Emrus mengatakan, seharusnya anggota DPR mengajukan interupsi ketika pimpinan sidang membahas soal agenda di awal rapat.
“Kalau sudah pidato penutupan, berarti sebelum penutupan sudah diberikan kesempatan kepada para pihak. Seharusnya teman-teman anggota Dewan dimanfaatkan secara maksimal. Agar bagaimana menyampaikan pesan itu efektif dan efisien, dengan keterbatasan waktu,” katanya.
Baca Juga
Emrus pun mengkritik Fahmi yang kemudian mencibir Puan. Sebagai anggota Dewan, anggota DPR disebut harus menjunjung tinggi kehormatan.
“Gerutu-gerutu seperti itu tidak pada tempatnya. Itu namanya merendahkan kalau kita bicara konteks komunikasi. Di dalam etika komunikasi, kita harus menghormati pandangan orang lain,” kata Emrus.
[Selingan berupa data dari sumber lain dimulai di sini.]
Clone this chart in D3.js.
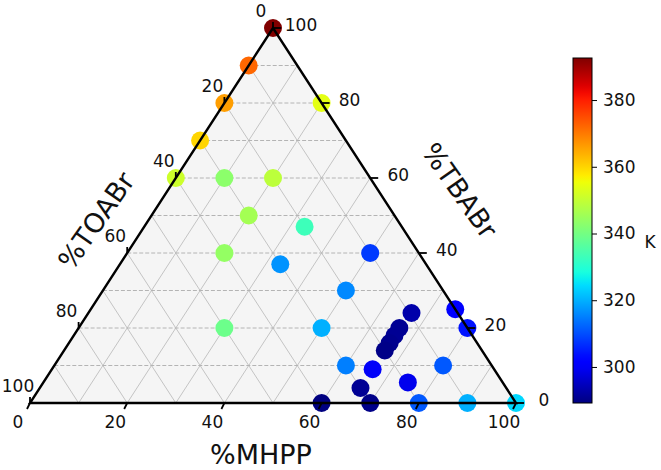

Direktur Eksekutif Emrus Corner ini lantas menilai langkah Puan yang tetap melanjutkan Rapat Paripurna sudah sesuai kesepakatan agenda sidang.
“Tapi saya melihat bagaimana Puan Maharani memberikan respons. Dia tenang-tenang saja. Santai dan biasa saja,” ujarnya.
Emrus juga menilai Fahmi kurang tepat mengajukan interupsi karena rapat merupakan agenda tunggal. Dalam rapat konsultasi pimpinan pengganti rapat bamus sudah diputuskan rapat paripurna hanya beragendakan untuk pengambilan keputusan persetujuan Jenderal Andika Perkasa sebagai Panglima TNI.
“Dan ini agenda tunggal. Rasanya memang kurang tepat jika kemudian ada interupsi untuk konteks yang lain,” kata Emrus.